(Mis-)handling gauge invariance in the theory of the quantum Hall effect II: Perturbative results

TL;DR

This paper investigates the role of gauge invariance in the quantum Hall effect, performing a detailed renormalization group analysis to understand the infrared behavior and scaling near the metal-insulator transition.

Contribution

It provides a two-loop renormalization analysis of the Finkelstein action in 2+2ε dimensions, establishing renormalizability and elucidating gauge-invariant quantities' behavior.

Findings

Renormalizability of the Finkelstein action to two loops.

Explicit scaling functions for conductivity and specific heat.
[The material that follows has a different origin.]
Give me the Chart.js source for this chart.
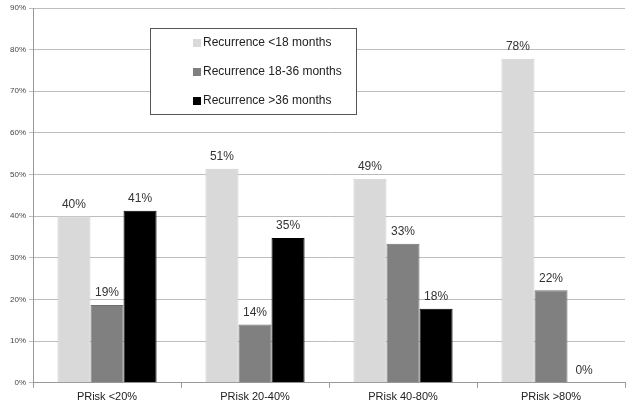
<!DOCTYPE html>
<html>
<head>
<meta charset="utf-8">
<script src="https://cdn.jsdelivr.net/npm/chart.js@4/dist/chart.umd.min.js"></script>
<style>
  html, body { margin: 0; padding: 0; background: #fff; }
  #wrap { width: 632px; height: 408px; }
</style>
</head>
<body>
<div id="wrap"><canvas id="chart" width="632" height="408"></canvas></div>
<script>
// data
const categories = ["PRisk <20%", "PRisk 20-40%", "PRisk 40-80%", "PRisk >80%"];
const seriesNames = ["Recurrence <18 months", "Recurrence 18-36 months", "Recurrence >36 months"];
const under18 = [40.0, 51.4, 49.0, 77.8];
const from18to36 = [18.7, 14.0, 33.4, 22.2];
const over36 = [41.3, 34.8, 17.8, 0];
const yTicks = [0, 10, 20, 30, 40, 50, 60, 70, 80, 90];

const colors = ["#d9d9d9", "#808080", "#000000"];
const borders = ["#cfcfcf", "#6f6f6f", "#000000"];

// labels above each bar
const barLabels = {
  id: "barLabels",
  afterDatasetsDraw(chart) {
    const ctx = chart.ctx;
    ctx.save();
    ctx.font = "12px 'Liberation Sans', Arial, sans-serif";
    ctx.fillStyle = "#333";
    ctx.textAlign = "center";
    ctx.textBaseline = "bottom";
    chart.data.datasets.forEach((ds, i) => {
      chart.getDatasetMeta(i).data.forEach((bar, j) => {
        ctx.fillText(Math.round(ds.data[j]) + "%", bar.x, bar.y - 6);
      });
    });
    ctx.restore();
  }
};

// boxed legend inside the plot
const boxLegend = {
  id: "boxLegend",
  afterDraw(chart) {
    const ctx = chart.ctx;
    const x = 150, y = 28, w = 206, h = 86;
    ctx.save();
    ctx.fillStyle = "#fff";
    ctx.fillRect(x, y, w, h);
    ctx.strokeStyle = "#555";
    ctx.lineWidth = 1;
    ctx.strokeRect(x + 0.5, y + 0.5, w, h);
    ctx.font = "12px 'Liberation Sans', Arial, sans-serif";
    ctx.textBaseline = "middle";
    chart.data.datasets.forEach((ds, i) => {
      const cy = y + 15 + i * 29;
      ctx.fillStyle = ds.backgroundColor;
      ctx.fillRect(x + 43, cy - 4, 8, 8);
      ctx.fillStyle = "#222";
      ctx.fillText(ds.label, x + 53, cy);
    });
    ctx.restore();
  }
};

new Chart(document.getElementById("chart"), {
  type: "bar",
  data: {
    labels: categories,
    datasets: [
      { label: seriesNames[0], data: under18, backgroundColor: colors[0], borderColor: borders[0], borderWidth: 1 },
      { label: seriesNames[1], data: from18to36, backgroundColor: colors[1], borderColor: borders[1], borderWidth: 1 },
      { label: seriesNames[2], data: over36, backgroundColor: colors[2], borderColor: borders[2], borderWidth: 1 }
    ]
  },
  options: {
    responsive: false,
    animation: false,
    layout: { padding: { top: 8, right: 7, left: 0, bottom: 1 } },
    datasets: { bar: { categoryPercentage: 0.67, barPercentage: 1.0 } },
    plugins: {
      legend: { display: false },
      tooltip: { enabled: false }
    },
    scales: {
      x: {
        grid: { offset: true, drawOnChartArea: false, drawTicks: true, tickLength: 5, color: "#999" },
        border: { color: "#999" },
        ticks: { color: "#222", font: { family: "'Liberation Sans', Arial, sans-serif", size: 11 }, padding: 3 }
      },
      y: {
        min: 0,
        max: 90,
        afterBuildTicks(scale) { scale.ticks = yTicks.map(v => ({ value: v })); },
        afterFit(scale) { scale.width = 33; },
        grid: { color: "#bdbdbd", tickLength: 4 },
        border: { color: "#999" },
        ticks: {
          color: "#444",
          font: { family: "'Liberation Sans', Arial, sans-serif", size: 8 },
          padding: 3,
          callback: v => v + "%"
        }
      }
    }
  },
  plugins: [barLabels, boxLegend]
});
</script>
</body>
</html>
Identification of a Coulomb gap in the quasiparticle density of states near the transition.

Abstract

The concept of F-invariance, which previously arose in our analysis of the integral and half-integral quantum Hall effects, is studied in 2+2\epsilon spatial dimensions. We report the results of a detailed renormalization group analysis and establish the renormalizability of the (Finkelstein) action to two loop order. We show that the infrared behavior of the theory can be extracted from gauge invariant (F-invariant) quantities only. For these quantities (conductivity, specific heat) we derive explicit scaling functions. We identify a bosonic quasiparticle density of states which develops a Coulomb gap as one approaches the metal-insulator transition from the metallic side. We discuss the consequences of F-invariance for the strong coupling, insulating regime.